REQUIRED TASK: Determine how many lines carry the word "React". Output that number only.

|---|

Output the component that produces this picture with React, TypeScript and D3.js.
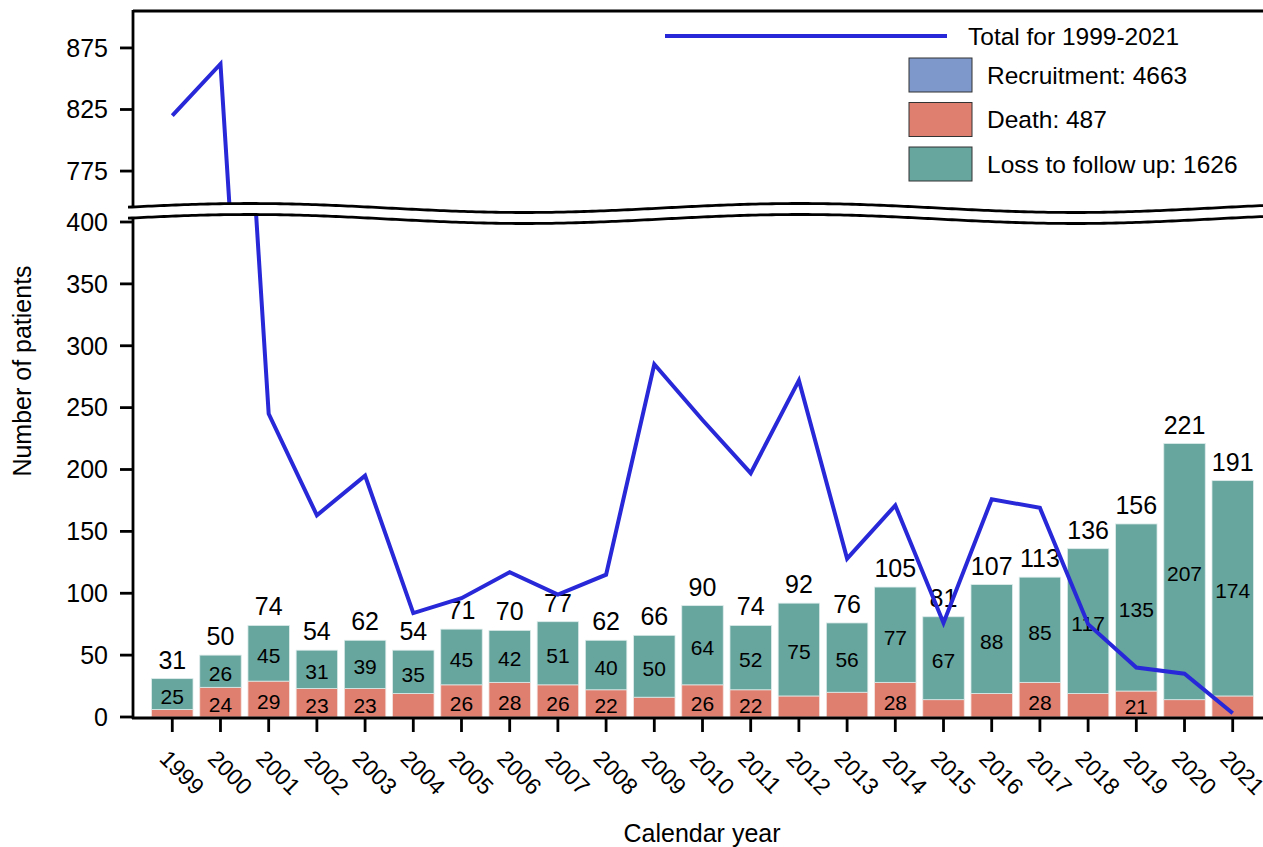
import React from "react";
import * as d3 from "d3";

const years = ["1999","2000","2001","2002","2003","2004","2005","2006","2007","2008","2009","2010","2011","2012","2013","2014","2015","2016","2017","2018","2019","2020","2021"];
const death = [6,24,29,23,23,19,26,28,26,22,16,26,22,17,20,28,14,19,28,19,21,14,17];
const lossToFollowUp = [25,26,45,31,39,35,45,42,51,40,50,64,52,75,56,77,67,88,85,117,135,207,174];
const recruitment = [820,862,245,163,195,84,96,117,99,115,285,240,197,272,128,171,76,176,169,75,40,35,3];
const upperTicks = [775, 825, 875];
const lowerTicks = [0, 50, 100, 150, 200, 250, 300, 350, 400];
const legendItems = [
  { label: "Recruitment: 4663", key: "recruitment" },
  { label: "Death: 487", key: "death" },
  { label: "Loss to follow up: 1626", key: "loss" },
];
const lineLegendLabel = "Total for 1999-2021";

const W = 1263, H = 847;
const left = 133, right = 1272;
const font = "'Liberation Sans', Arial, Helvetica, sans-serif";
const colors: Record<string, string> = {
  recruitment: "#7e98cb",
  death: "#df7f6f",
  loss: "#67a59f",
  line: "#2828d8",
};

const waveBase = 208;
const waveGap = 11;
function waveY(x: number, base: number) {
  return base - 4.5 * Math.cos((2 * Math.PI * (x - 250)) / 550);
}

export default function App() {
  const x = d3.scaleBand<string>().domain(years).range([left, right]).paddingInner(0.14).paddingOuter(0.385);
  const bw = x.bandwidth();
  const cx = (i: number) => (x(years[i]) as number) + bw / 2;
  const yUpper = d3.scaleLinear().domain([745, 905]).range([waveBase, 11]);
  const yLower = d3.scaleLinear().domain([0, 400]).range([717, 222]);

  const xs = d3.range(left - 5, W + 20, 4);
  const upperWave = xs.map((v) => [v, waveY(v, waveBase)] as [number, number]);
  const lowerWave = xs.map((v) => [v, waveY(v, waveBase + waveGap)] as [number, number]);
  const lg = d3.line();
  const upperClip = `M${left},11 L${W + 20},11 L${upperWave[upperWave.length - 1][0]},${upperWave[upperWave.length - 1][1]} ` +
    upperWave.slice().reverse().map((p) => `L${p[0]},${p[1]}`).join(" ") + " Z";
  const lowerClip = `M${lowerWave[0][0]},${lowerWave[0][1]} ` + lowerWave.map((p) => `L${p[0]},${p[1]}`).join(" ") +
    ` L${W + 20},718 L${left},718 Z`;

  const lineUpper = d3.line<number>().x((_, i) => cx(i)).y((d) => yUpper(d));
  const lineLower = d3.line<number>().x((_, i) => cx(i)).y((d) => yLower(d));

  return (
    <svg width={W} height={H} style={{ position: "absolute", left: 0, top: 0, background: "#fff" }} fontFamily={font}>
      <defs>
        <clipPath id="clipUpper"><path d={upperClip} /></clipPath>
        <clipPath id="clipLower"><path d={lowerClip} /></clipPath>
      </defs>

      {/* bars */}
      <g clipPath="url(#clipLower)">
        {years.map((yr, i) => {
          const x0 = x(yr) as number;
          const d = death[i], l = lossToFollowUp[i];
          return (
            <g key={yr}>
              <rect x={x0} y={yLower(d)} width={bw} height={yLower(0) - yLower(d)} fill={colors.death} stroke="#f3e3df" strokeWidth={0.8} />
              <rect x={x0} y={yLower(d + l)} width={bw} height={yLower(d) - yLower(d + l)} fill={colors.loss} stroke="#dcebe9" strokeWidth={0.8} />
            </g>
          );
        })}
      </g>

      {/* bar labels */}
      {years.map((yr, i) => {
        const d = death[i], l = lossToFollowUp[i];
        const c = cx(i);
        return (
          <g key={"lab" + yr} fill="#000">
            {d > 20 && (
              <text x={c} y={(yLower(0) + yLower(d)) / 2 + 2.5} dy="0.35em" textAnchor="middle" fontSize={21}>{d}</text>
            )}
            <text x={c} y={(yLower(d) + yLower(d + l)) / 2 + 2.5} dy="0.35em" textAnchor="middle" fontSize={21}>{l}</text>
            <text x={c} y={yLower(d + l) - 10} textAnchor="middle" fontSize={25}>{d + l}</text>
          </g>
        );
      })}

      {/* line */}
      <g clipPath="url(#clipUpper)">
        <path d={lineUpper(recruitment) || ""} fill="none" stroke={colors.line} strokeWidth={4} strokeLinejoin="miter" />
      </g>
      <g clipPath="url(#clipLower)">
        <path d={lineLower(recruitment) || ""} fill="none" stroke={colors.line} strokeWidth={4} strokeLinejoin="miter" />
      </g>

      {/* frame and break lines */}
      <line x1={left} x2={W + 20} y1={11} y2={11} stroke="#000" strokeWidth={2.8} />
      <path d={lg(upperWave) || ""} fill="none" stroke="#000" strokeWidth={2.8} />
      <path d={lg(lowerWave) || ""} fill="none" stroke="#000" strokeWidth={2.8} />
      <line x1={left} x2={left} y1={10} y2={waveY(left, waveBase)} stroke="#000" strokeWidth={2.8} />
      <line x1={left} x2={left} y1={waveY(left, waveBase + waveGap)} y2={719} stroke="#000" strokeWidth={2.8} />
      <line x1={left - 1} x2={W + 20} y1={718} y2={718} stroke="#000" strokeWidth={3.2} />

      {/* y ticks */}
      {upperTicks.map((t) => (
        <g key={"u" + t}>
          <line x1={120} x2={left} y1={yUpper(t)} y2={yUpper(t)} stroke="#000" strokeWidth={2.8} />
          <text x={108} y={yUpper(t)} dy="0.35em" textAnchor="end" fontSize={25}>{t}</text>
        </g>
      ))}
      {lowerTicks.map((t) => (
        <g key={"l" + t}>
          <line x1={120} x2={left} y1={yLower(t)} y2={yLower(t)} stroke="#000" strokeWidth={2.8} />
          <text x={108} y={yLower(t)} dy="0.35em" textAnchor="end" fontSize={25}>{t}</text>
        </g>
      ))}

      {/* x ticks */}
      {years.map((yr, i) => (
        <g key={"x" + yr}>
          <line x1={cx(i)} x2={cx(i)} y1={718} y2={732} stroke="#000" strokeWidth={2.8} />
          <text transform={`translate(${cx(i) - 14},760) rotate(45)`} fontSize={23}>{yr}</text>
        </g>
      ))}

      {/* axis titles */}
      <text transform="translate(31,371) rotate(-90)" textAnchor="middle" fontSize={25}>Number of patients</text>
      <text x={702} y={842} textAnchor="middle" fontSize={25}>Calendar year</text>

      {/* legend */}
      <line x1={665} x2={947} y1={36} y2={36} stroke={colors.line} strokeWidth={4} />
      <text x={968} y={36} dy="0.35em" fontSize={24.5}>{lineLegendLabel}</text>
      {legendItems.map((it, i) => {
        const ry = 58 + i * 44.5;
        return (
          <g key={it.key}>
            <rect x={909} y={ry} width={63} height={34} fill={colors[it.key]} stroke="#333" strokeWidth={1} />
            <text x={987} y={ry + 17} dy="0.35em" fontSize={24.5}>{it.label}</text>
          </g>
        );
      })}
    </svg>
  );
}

|---|

FULL RESPONSE: 2